I knew nginx was good for high loads but wasn't sure why and for what else. Makes sense, thanks a lot for the explanation.


>I have not used nginx, and have never heard of it spoken about in such glowing terms.

Seriously? There are lots of glowing blog posts, articles etc about Nginx all the time, including on HN. Just last week or so, it was reported that it powers the majority of the top-1000 biggest sites.


Yeah I guess what I mean was the post I was replying to called it the most useful tool powering the internet. I have not seen that before. I also like to ask people on HN who seem extremely passionate about something to explain why they are passionate because you often learn something new, that you often would not from articles etc.


nginx is fast and lightweight. Apache is a bloated mess in comparison. That's about it.

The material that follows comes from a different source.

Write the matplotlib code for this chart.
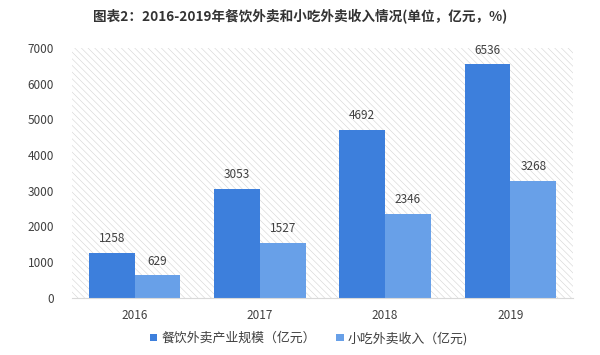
import numpy as np
import matplotlib
matplotlib.use("Agg")
import matplotlib.pyplot as plt
from matplotlib.patches import Rectangle

plt.rcParams['font.family'] = ['Noto Sans CJK SC', 'DejaVu Sans']
plt.rcParams['hatch.linewidth'] = 0.4
plt.rcParams['hatch.color'] = '#d4d4d4'

years = ['2016', '2017', '2018', '2019']
scale = [1258, 3053, 4692, 6536]
snack = [629, 1527, 2346, 3268]
series_names = ['餐饮外卖产业规模（亿元）', '小吃外卖收入（亿元)']

dark = '#3d7fdc'
light = '#68a0e8'
txt = '#404040'

fig = plt.figure(figsize=(6, 3.55), dpi=100)
ax = fig.add_axes([0.12, 0.161, 0.835, 0.704])

# hatched background
bg = Rectangle((0, 0), 1, 1, transform=ax.transAxes, facecolor='white',
               edgecolor='#d4d4d4', hatch='\\\\\\\\\\', linewidth=0, zorder=0)
ax.add_patch(bg)

x = np.arange(len(years))
w = 0.365
b1 = ax.bar(x - w/2, scale, w, color=dark, label=series_names[0], zorder=2)
b2 = ax.bar(x + w/2, snack, w, color=light, label=series_names[1], zorder=2)

for rect, v in zip(b1, scale):
    ax.text(rect.get_x() + rect.get_width()/2, v + 220, str(v),
            ha='center', va='bottom', fontsize=8.5, color=txt)
for rect, v in zip(b2, snack):
    ax.text(rect.get_x() + rect.get_width()/2, v + 220, str(v),
            ha='center', va='bottom', fontsize=8.5, color=txt)

ax.set_xlim(-0.5, 3.5)
ax.set_ylim(0, 7000)
ax.set_yticks(range(0, 7001, 1000))
ax.set_xticks(x)
ax.set_xticklabels(years)
ax.tick_params(length=0, labelsize=8.5, colors=txt, pad=8)
ax.tick_params(axis='y', pad=13)
for s in ['top', 'right', 'left']:
    ax.spines[s].set_visible(False)
ax.spines['bottom'].set_color('#d9d9d9')
ax.spines['bottom'].set_linewidth(0.8)

fig.text(0.5, 0.952, '图表2：2016-2019年餐饮外卖和小吃外卖收入情况(单位，亿元，%)',
         ha='center', va='center', fontsize=9.8, fontweight='bold', color='#333333')

leg = fig.legend(handles=[b1, b2], loc='center', bbox_to_anchor=(0.515, 0.047),
                 ncol=2, frameon=False, fontsize=9.3, handlelength=0.55,
                 handleheight=0.55, handletextpad=0.3, columnspacing=1.6)
for t in leg.get_texts():
    t.set_color(txt)

fig.savefig('out.png', dpi=100)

Late reply, but just saw this. So would you go as far as saying it never makes sense to use apache anymore? Is there any negative tradeoff to nginx?


You forgot the JVM.


Yup that, Eclipse, vi, Apache, MySQL and Oracle are my bread and butter. Never used nginx or Redis.


He said useful not ubiquitous.


Memcache?


Redis is memcache only better.


What's better about Redis? Many caching strategies require the storage to auto expire, memcache does this automatically. Redis does not do this (I believe). Is it significantly faster?


A simple Google search defeats your belief

http://redis.io/commands/set

> Options

> EX seconds -- Set the specified expire time, in seconds.

http://redis.io/commands/expireat

> EXPIREAT has the same effect and semantic as EXPIRE, but instead of specifying the number of seconds representing the TTL (time to live), it takes an absolute Unix timestamp (seconds since January 1, 1970)


In addition, the Redis config file allows you to specify an eviction policy when the maximum memory limit is reached:

  # volatile-lru -> remove the key with an expire set using an LRU algorithm
  # allkeys-lru -> remove any key accordingly to the LRU algorithm
  # volatile-random -> remove a random key with an expire set
  # allkeys-random -> remove a random key, any key
  # volatile-ttl -> remove the key with the nearest expire time (minor TTL)
  # noeviction -> don't expire at all, just return an error on write operations
Source: https://raw.github.com/antirez/redis/2.6/redis.conf


I apologize for not being specific. Setting timed expiration is not what I meant. Memcache will fill the entire cache and auto select items to be destroyed, based on current resource availability and order of entry into the cache (FIFO). I want that behaviour. I do not want to set and manage the time things expire.



It's all the functionality of memcache, plus persistence and data types like lists or sorted sets. You have much more control of your data.

It's the swiss army knife of in-memory data stores.


This[0] StackOverflow answer nicely lays this fact out.

[0]: http://stackoverflow.com/a/11257333/191438


Memcache is probably faster. But not as fast as writing data to /dev/null.